| Data block |
____________________

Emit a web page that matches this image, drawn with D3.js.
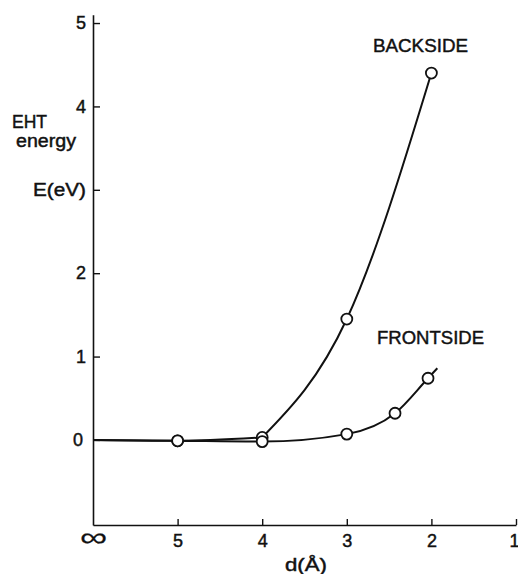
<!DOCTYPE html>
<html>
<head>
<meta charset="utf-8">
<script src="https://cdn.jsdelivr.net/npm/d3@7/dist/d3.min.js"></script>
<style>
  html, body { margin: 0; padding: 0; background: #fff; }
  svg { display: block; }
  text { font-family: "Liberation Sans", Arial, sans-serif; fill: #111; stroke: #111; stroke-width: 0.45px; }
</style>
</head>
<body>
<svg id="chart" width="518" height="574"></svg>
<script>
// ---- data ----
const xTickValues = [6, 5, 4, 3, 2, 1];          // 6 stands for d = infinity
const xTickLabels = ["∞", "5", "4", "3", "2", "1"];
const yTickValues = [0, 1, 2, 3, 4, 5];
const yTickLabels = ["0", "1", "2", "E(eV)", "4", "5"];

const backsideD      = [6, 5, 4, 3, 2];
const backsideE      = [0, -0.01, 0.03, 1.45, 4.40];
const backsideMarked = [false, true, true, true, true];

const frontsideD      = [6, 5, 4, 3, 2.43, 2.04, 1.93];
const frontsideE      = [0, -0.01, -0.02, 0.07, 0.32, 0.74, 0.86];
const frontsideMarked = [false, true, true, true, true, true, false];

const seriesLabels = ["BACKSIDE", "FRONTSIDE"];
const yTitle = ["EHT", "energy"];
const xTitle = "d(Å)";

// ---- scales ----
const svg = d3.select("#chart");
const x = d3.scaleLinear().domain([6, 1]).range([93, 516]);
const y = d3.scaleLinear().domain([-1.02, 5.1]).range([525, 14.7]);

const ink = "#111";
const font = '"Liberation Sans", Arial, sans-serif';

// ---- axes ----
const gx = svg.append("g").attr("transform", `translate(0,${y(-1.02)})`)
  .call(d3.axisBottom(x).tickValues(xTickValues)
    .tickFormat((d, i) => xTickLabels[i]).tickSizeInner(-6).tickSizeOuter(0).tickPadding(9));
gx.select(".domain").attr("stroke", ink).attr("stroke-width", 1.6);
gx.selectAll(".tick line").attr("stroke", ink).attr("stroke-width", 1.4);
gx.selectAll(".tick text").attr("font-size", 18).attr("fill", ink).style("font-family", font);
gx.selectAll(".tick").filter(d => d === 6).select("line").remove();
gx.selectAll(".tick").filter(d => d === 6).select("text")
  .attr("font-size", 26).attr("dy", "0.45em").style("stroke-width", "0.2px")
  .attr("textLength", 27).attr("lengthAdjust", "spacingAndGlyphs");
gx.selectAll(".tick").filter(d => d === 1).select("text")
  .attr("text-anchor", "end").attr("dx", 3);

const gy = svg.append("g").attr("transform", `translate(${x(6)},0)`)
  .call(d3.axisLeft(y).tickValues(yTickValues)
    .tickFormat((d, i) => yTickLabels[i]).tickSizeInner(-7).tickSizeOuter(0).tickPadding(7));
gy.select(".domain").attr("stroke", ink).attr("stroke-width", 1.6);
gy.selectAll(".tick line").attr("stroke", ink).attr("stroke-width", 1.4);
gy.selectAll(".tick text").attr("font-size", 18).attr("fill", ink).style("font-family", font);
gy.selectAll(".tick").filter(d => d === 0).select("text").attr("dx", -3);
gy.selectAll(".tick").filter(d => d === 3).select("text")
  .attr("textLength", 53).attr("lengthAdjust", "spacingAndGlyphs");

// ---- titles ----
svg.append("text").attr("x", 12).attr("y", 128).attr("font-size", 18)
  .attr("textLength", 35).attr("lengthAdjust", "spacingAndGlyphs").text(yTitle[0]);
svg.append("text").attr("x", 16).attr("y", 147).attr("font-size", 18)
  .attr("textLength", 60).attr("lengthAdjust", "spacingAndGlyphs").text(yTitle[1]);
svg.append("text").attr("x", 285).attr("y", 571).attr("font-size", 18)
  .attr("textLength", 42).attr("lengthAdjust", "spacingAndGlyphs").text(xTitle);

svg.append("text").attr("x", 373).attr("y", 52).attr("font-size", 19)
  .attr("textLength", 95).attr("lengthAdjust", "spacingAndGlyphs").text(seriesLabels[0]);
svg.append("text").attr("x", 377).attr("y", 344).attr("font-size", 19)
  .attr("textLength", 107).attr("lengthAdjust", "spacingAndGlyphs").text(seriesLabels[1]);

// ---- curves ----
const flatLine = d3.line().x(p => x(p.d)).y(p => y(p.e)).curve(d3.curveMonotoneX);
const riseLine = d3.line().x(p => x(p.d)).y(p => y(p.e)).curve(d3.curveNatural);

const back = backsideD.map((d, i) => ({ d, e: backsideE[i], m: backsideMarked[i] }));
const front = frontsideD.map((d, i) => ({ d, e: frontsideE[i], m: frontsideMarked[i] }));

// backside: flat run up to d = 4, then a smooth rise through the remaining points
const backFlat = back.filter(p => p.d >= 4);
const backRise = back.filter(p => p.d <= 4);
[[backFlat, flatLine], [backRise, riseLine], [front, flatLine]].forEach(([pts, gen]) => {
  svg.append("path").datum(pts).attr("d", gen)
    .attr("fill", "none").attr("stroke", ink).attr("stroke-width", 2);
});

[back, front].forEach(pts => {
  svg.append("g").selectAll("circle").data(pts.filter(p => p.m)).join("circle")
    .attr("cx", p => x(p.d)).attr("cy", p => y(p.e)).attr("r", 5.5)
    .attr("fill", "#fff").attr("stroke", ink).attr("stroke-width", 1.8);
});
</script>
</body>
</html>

____________________

| Short exercise |
Quote every line word for word and keep the images out of the copy.

| Result of the exercise |
Emit a web page that matches this image, drawn with D3.js.
<!DOCTYPE html>
<html>
<head>
<meta charset="utf-8">
<script src="https://cdn.jsdelivr.net/npm/d3@7/dist/d3.min.js"></script>
<style>
  html, body { margin: 0; padding: 0; background: #fff; }
  svg { display: block; }
  text { font-family: "Liberation Sans", Arial, sans-serif; fill: #111; stroke: #111; stroke-width: 0.45px; }
</style>
</head>
<body>
<svg id="chart" width="518" height="574"></svg>
<script>
// ---- data ----
const xTickValues = [6, 5, 4, 3, 2, 1];          // 6 stands for d = infinity
const xTickLabels = ["∞", "5", "4", "3", "2", "1"];
const yTickValues = [0, 1, 2, 3, 4, 5];
const yTickLabels = ["0", "1", "2", "E(eV)", "4", "5"];

const backsideD      = [6, 5, 4, 3, 2];
const backsideE      = [0, -0.01, 0.03, 1.45, 4.40];
const backsideMarked = [false, true, true, true, true];

const frontsideD      = [6, 5, 4, 3, 2.43, 2.04, 1.93];
const frontsideE      = [0, -0.01, -0.02, 0.07, 0.32, 0.74, 0.86];
const frontsideMarked = [false, true, true, true, true, true, false];

const seriesLabels = ["BACKSIDE", "FRONTSIDE"];
const yTitle = ["EHT", "energy"];
const xTitle = "d(Å)";

// ---- scales ----
const svg = d3.select("#chart");
const x = d3.scaleLinear().domain([6, 1]).range([93, 516]);
const y = d3.scaleLinear().domain([-1.02, 5.1]).range([525, 14.7]);

const ink = "#111";
const font = '"Liberation Sans", Arial, sans-serif';

// ---- axes ----
const gx = svg.append("g").attr("transform", `translate(0,${y(-1.02)})`)
  .call(d3.axisBottom(x).tickValues(xTickValues)
    .tickFormat((d, i) => xTickLabels[i]).tickSizeInner(-6).tickSizeOuter(0).tickPadding(9));
gx.select(".domain").attr("stroke", ink).attr("stroke-width", 1.6);
gx.selectAll(".tick line").attr("stroke", ink).attr("stroke-width", 1.4);
gx.selectAll(".tick text").attr("font-size", 18).attr("fill", ink).style("font-family", font);
gx.selectAll(".tick").filter(d => d === 6).select("line").remove();
gx.selectAll(".tick").filter(d => d === 6).select("text")
  .attr("font-size", 26).attr("dy", "0.45em").style("stroke-width", "0.2px")
  .attr("textLength", 27).attr("lengthAdjust", "spacingAndGlyphs");
gx.selectAll(".tick").filter(d => d === 1).select("text")
  .attr("text-anchor", "end").attr("dx", 3);

const gy = svg.append("g").attr("transform", `translate(${x(6)},0)`)
  .call(d3.axisLeft(y).tickValues(yTickValues)
    .tickFormat((d, i) => yTickLabels[i]).tickSizeInner(-7).tickSizeOuter(0).tickPadding(7));
gy.select(".domain").attr("stroke", ink).attr("stroke-width", 1.6);
gy.selectAll(".tick line").attr("stroke", ink).attr("stroke-width", 1.4);
gy.selectAll(".tick text").attr("font-size", 18).attr("fill", ink).style("font-family", font);
gy.selectAll(".tick").filter(d => d === 0).select("text").attr("dx", -3);
gy.selectAll(".tick").filter(d => d === 3).select("text")
  .attr("textLength", 53).attr("lengthAdjust", "spacingAndGlyphs");

// ---- titles ----
svg.append("text").attr("x", 12).attr("y", 128).attr("font-size", 18)
  .attr("textLength", 35).attr("lengthAdjust", "spacingAndGlyphs").text(yTitle[0]);
svg.append("text").attr("x", 16).attr("y", 147).attr("font-size", 18)
  .attr("textLength", 60).attr("lengthAdjust", "spacingAndGlyphs").text(yTitle[1]);
svg.append("text").attr("x", 285).attr("y", 571).attr("font-size", 18)
  .attr("textLength", 42).attr("lengthAdjust", "spacingAndGlyphs").text(xTitle);

svg.append("text").attr("x", 373).attr("y", 52).attr("font-size", 19)
  .attr("textLength", 95).attr("lengthAdjust", "spacingAndGlyphs").text(seriesLabels[0]);
svg.append("text").attr("x", 377).attr("y", 344).attr("font-size", 19)
  .attr("textLength", 107).attr("lengthAdjust", "spacingAndGlyphs").text(seriesLabels[1]);

// ---- curves ----
const flatLine = d3.line().x(p => x(p.d)).y(p => y(p.e)).curve(d3.curveMonotoneX);
const riseLine = d3.line().x(p => x(p.d)).y(p => y(p.e)).curve(d3.curveNatural);

const back = backsideD.map((d, i) => ({ d, e: backsideE[i], m: backsideMarked[i] }));
const front = frontsideD.map((d, i) => ({ d, e: frontsideE[i], m: frontsideMarked[i] }));

// backside: flat run up to d = 4, then a smooth rise through the remaining points
const backFlat = back.filter(p => p.d >= 4);
const backRise = back.filter(p => p.d <= 4);
[[backFlat, flatLine], [backRise, riseLine], [front, flatLine]].forEach(([pts, gen]) => {
  svg.append("path").datum(pts).attr("d", gen)
    .attr("fill", "none").attr("stroke", ink).attr("stroke-width", 2);
});

[back, front].forEach(pts => {
  svg.append("g").selectAll("circle").data(pts.filter(p => p.m)).join("circle")
    .attr("cx", p => x(p.d)).attr("cy", p => y(p.e)).attr("r", 5.5)
    .attr("fill", "#fff").attr("stroke", ink).attr("stroke-width", 1.8);
});
</script>
</body>
</html>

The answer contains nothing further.